**Stated task**
Identify and copy all lines of the material where the string "this" is found.

**Stored data**
* * * * *
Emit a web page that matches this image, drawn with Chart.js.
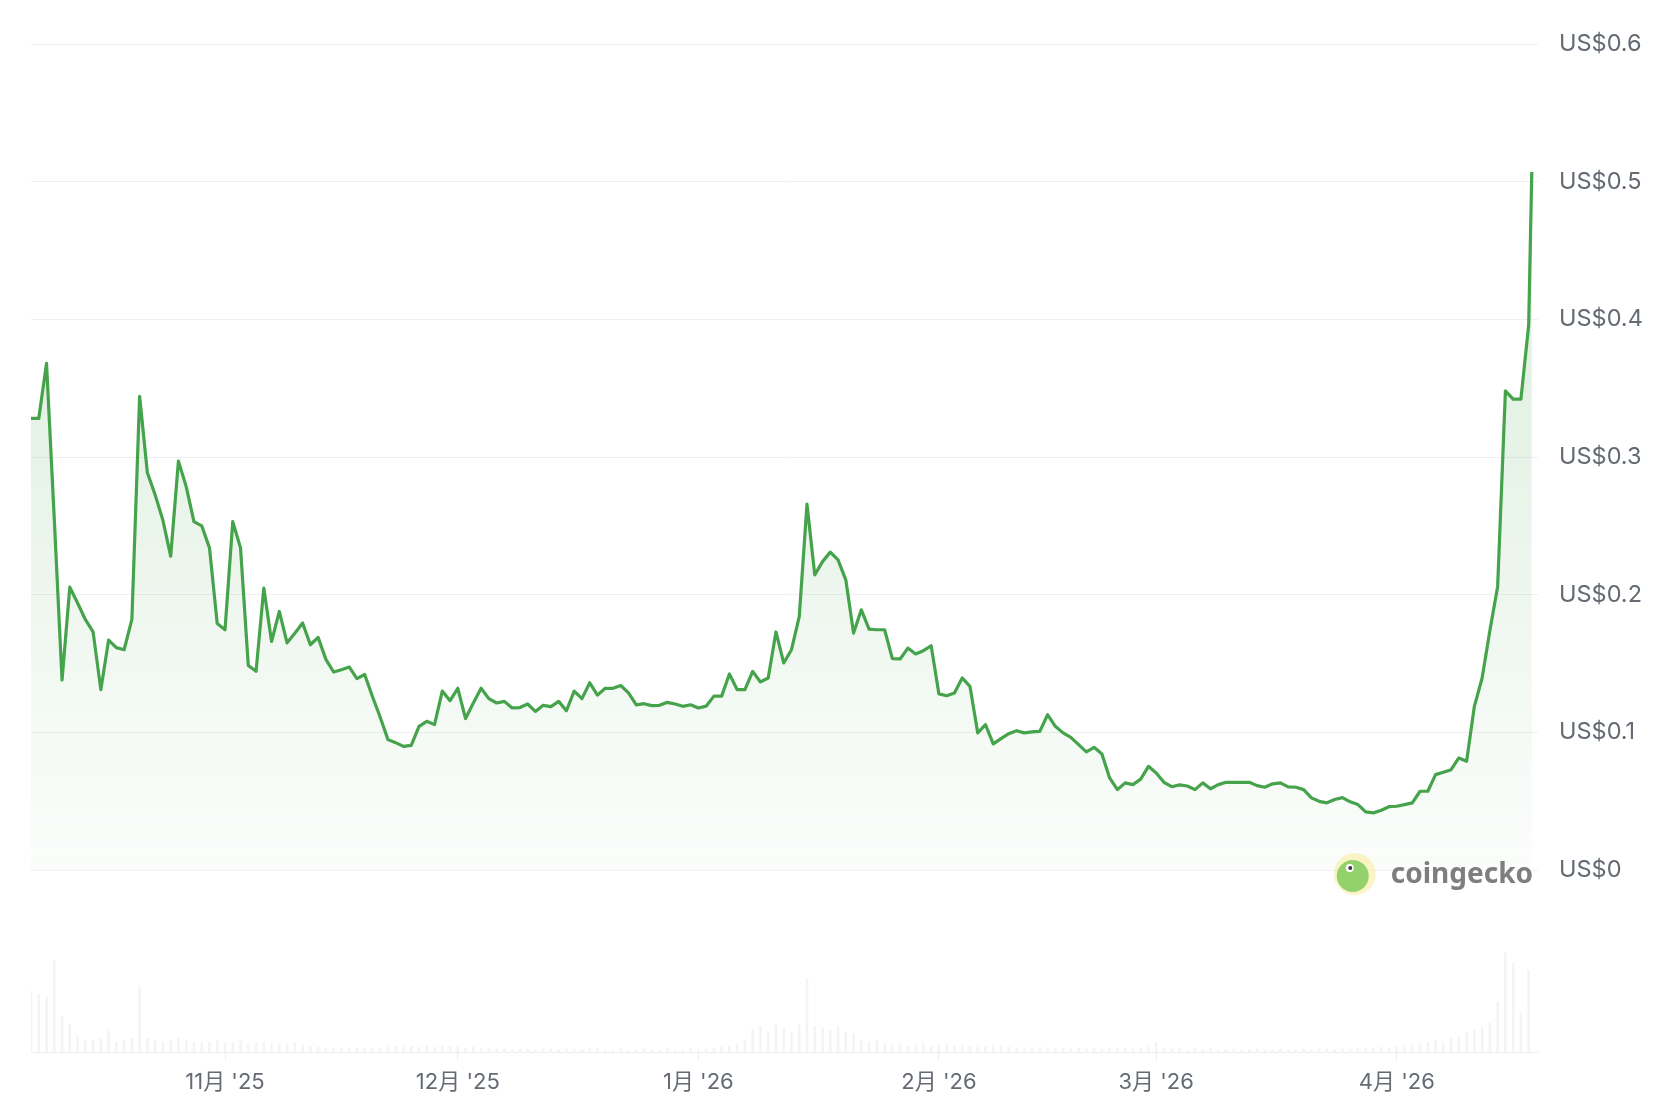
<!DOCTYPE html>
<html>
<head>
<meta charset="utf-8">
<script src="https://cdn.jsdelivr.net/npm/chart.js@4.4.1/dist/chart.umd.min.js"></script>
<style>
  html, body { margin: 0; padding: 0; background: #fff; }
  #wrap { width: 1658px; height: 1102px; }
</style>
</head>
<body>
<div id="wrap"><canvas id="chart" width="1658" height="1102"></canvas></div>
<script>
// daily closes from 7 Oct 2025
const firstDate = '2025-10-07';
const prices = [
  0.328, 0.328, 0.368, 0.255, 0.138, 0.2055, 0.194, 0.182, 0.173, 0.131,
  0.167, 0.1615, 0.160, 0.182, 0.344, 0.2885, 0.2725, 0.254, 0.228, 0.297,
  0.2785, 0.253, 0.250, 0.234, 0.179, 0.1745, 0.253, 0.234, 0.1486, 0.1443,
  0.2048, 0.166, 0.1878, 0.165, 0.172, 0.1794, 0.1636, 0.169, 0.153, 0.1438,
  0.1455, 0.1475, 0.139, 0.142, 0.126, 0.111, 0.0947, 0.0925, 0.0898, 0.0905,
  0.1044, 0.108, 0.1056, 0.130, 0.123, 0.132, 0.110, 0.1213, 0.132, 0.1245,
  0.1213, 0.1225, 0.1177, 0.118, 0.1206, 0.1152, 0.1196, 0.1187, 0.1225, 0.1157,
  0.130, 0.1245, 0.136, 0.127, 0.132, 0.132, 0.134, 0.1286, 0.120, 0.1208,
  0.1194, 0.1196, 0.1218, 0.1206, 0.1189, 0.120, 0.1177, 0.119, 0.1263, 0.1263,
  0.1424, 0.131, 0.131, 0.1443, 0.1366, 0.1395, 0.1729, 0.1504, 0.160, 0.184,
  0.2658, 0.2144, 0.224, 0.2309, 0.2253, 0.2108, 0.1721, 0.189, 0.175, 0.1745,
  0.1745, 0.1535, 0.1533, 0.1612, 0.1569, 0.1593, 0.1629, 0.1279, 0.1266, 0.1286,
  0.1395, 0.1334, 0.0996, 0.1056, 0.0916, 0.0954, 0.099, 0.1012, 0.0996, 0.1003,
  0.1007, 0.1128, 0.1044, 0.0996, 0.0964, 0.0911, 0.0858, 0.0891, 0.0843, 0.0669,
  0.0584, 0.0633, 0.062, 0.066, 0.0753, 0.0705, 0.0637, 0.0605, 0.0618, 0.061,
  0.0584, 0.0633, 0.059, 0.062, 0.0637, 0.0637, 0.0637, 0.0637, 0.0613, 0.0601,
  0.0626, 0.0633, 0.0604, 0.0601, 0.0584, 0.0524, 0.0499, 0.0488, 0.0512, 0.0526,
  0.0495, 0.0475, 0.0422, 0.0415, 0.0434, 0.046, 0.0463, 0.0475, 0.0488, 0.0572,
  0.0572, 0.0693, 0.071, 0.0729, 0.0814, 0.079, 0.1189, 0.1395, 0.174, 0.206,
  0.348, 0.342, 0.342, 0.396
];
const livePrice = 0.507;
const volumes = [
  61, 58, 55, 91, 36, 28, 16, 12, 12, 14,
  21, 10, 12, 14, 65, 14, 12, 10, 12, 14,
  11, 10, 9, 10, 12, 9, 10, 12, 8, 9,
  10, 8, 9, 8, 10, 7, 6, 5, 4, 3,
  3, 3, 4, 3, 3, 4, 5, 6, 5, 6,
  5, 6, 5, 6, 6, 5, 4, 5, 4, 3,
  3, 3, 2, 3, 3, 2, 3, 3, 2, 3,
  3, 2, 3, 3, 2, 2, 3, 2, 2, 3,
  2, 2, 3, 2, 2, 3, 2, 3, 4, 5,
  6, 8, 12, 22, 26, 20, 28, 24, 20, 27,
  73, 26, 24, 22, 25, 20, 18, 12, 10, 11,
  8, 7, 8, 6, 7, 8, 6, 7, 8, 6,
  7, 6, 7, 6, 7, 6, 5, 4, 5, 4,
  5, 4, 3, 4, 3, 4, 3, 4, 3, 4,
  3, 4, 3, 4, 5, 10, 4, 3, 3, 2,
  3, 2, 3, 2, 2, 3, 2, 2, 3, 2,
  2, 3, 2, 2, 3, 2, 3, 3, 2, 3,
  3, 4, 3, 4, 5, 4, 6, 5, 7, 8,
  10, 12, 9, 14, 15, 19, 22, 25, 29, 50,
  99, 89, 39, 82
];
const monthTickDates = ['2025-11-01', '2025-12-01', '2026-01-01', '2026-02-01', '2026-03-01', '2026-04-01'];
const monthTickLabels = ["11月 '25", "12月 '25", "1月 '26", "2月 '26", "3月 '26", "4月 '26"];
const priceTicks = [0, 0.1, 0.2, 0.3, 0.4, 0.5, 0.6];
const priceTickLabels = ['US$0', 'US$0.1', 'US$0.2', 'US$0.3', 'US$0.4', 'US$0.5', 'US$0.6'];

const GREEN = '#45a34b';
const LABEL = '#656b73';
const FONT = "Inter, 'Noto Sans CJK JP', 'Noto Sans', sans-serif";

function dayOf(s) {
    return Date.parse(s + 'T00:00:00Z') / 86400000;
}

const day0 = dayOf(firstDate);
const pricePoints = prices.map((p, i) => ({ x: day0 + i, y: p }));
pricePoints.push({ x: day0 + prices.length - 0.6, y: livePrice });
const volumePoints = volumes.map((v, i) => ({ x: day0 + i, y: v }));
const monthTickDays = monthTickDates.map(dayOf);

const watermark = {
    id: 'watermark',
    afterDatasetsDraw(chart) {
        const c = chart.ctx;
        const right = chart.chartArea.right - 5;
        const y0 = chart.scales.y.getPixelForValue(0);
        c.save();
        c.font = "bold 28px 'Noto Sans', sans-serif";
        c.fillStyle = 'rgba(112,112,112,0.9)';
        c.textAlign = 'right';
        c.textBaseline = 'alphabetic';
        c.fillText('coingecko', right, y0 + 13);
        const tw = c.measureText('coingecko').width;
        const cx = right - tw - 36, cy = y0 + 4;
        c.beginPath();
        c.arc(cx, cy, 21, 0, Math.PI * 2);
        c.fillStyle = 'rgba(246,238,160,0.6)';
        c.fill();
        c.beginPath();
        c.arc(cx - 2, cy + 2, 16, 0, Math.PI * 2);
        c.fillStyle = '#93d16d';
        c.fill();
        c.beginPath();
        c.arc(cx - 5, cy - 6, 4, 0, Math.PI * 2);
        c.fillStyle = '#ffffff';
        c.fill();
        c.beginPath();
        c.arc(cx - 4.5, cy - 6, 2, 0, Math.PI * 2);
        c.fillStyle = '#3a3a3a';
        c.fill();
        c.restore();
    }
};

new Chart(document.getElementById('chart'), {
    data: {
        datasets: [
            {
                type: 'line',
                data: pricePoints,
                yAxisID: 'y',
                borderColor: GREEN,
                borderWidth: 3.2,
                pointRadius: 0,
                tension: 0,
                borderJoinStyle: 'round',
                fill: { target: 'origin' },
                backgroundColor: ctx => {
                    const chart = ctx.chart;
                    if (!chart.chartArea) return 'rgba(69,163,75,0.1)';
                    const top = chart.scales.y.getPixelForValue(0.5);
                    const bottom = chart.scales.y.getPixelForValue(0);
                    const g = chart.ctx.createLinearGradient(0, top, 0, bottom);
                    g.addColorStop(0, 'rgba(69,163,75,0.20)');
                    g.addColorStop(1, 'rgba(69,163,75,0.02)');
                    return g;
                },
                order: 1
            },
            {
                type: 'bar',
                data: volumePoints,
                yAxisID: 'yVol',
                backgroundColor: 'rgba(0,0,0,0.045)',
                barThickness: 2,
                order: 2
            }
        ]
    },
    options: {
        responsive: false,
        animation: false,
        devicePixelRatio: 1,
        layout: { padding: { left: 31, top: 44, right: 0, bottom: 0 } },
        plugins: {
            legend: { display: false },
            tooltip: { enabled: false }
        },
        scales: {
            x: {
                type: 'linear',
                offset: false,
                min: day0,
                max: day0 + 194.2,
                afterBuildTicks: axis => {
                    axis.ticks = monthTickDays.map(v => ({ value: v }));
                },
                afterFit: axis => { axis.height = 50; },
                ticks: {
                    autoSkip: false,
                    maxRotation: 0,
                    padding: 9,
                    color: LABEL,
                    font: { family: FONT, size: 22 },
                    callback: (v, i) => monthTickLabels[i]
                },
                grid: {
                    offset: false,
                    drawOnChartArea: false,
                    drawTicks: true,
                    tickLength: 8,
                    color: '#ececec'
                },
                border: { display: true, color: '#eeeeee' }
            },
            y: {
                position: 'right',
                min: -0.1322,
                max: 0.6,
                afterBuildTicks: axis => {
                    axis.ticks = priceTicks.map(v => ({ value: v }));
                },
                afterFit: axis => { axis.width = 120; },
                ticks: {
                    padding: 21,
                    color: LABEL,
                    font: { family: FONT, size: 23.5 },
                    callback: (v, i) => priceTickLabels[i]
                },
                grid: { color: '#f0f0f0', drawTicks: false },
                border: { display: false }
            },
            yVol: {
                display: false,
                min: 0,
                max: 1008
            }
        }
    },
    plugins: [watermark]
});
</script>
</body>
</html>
* * * * *
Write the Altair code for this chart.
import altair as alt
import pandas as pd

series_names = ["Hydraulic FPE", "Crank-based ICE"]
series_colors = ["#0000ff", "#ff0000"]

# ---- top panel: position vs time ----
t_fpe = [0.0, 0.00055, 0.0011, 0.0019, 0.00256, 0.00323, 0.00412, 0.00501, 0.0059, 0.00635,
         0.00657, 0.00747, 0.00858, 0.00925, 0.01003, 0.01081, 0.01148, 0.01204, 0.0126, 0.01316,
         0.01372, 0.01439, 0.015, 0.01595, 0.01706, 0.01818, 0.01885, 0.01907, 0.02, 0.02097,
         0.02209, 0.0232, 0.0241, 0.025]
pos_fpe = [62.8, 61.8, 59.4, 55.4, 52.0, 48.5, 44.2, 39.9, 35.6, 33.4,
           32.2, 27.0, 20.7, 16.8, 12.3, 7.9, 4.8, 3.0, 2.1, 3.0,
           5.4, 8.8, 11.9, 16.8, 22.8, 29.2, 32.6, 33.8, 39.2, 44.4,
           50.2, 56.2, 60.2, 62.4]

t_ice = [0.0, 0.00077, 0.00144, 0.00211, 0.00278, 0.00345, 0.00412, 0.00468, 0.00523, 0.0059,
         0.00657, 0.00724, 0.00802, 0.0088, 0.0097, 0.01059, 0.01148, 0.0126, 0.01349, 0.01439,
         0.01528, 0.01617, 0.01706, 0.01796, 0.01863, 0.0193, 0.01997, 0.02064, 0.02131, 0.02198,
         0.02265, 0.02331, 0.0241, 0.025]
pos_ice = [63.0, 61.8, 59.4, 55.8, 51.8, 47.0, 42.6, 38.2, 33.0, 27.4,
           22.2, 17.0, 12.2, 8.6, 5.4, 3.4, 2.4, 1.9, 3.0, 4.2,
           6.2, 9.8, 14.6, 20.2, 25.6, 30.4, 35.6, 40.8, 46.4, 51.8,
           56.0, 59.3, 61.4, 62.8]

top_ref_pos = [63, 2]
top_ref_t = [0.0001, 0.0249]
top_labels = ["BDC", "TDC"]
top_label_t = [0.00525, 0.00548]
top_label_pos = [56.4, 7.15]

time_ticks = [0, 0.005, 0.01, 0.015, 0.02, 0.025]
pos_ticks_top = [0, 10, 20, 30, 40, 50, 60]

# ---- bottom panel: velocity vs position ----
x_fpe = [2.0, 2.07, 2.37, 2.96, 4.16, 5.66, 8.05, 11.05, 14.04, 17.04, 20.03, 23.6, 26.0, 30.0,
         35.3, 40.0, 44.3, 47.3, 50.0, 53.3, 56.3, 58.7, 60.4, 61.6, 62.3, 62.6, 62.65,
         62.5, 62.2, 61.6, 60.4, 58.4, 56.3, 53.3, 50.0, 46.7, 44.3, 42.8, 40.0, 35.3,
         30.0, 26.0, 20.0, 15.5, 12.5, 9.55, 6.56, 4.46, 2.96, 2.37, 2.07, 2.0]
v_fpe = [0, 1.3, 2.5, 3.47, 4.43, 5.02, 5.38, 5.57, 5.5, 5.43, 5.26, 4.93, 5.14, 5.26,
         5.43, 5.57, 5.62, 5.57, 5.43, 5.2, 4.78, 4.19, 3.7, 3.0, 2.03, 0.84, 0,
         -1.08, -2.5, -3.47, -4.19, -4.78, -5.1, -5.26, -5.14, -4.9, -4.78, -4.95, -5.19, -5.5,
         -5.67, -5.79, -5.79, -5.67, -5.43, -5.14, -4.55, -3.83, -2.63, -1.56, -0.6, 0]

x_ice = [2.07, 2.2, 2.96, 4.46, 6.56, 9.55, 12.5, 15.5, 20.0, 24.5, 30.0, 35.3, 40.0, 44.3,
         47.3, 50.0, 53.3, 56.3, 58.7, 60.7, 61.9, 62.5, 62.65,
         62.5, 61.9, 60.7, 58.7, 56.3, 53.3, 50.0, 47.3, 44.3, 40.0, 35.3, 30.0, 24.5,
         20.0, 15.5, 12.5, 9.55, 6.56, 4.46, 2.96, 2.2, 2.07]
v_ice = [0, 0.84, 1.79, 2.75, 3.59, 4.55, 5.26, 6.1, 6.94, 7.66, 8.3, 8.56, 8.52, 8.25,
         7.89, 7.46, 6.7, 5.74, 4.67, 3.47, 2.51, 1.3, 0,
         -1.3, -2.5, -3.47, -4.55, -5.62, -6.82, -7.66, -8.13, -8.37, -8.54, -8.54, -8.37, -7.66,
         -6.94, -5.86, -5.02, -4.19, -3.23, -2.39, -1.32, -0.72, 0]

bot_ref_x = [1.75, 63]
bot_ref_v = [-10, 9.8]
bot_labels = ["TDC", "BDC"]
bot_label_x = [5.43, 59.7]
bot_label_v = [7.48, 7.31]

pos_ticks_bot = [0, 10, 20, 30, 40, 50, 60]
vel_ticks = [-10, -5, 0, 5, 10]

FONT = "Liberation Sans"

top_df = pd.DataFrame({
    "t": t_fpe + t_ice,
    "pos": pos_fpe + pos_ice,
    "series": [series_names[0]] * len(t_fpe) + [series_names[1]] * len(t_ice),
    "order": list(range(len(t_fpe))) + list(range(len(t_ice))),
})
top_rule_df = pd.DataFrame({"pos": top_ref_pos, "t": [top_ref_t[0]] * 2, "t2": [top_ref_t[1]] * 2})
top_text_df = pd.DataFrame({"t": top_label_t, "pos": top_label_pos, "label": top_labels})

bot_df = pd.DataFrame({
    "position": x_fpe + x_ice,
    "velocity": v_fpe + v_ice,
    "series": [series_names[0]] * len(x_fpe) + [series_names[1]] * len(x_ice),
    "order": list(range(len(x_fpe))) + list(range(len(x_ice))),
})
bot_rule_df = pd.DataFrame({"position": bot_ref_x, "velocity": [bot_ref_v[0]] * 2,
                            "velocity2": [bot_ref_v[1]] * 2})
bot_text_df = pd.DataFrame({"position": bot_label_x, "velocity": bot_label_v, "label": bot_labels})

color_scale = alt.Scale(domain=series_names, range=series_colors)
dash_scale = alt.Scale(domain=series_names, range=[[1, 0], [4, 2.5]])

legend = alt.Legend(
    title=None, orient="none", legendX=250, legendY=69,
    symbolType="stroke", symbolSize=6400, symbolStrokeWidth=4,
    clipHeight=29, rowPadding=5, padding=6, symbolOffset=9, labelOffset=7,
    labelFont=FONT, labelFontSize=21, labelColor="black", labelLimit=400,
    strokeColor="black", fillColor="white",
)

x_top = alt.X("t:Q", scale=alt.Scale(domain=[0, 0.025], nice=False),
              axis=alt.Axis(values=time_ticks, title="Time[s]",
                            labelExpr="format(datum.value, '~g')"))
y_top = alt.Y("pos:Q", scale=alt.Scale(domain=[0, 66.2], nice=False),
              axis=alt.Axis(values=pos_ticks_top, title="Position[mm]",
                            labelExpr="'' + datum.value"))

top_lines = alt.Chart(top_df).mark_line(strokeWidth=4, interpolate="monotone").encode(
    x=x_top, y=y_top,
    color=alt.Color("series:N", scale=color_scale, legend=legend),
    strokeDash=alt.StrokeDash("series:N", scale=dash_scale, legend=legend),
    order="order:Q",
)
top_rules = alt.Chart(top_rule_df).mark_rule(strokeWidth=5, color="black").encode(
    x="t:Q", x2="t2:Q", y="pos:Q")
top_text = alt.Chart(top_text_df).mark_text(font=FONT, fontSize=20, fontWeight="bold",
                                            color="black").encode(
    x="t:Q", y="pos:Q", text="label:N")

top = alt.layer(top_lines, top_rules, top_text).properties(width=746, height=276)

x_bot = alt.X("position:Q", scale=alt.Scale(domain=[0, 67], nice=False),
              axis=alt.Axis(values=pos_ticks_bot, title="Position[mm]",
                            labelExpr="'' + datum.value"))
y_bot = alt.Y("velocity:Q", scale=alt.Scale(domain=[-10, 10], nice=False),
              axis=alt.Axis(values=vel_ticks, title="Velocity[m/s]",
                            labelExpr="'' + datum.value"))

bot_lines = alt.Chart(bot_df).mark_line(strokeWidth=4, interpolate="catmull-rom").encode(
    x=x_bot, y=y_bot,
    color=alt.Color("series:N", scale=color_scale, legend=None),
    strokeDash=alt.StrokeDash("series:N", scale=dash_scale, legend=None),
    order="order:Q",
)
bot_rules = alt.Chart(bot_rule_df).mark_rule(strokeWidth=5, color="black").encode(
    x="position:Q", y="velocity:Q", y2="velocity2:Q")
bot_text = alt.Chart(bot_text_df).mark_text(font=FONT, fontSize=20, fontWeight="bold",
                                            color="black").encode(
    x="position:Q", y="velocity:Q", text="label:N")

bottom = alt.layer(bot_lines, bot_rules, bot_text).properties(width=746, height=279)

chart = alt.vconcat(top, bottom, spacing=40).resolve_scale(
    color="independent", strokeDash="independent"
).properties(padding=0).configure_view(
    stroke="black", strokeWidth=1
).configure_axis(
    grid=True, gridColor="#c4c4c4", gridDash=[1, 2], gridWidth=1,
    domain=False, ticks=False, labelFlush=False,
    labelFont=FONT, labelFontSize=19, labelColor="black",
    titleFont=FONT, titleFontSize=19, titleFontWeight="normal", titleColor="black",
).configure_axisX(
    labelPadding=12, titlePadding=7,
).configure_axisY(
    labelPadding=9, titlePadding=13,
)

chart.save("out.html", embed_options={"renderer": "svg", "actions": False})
* * * * *
**Full response**
Emit a web page that matches this image, drawn with Chart.js.
Write the Altair code for this chart.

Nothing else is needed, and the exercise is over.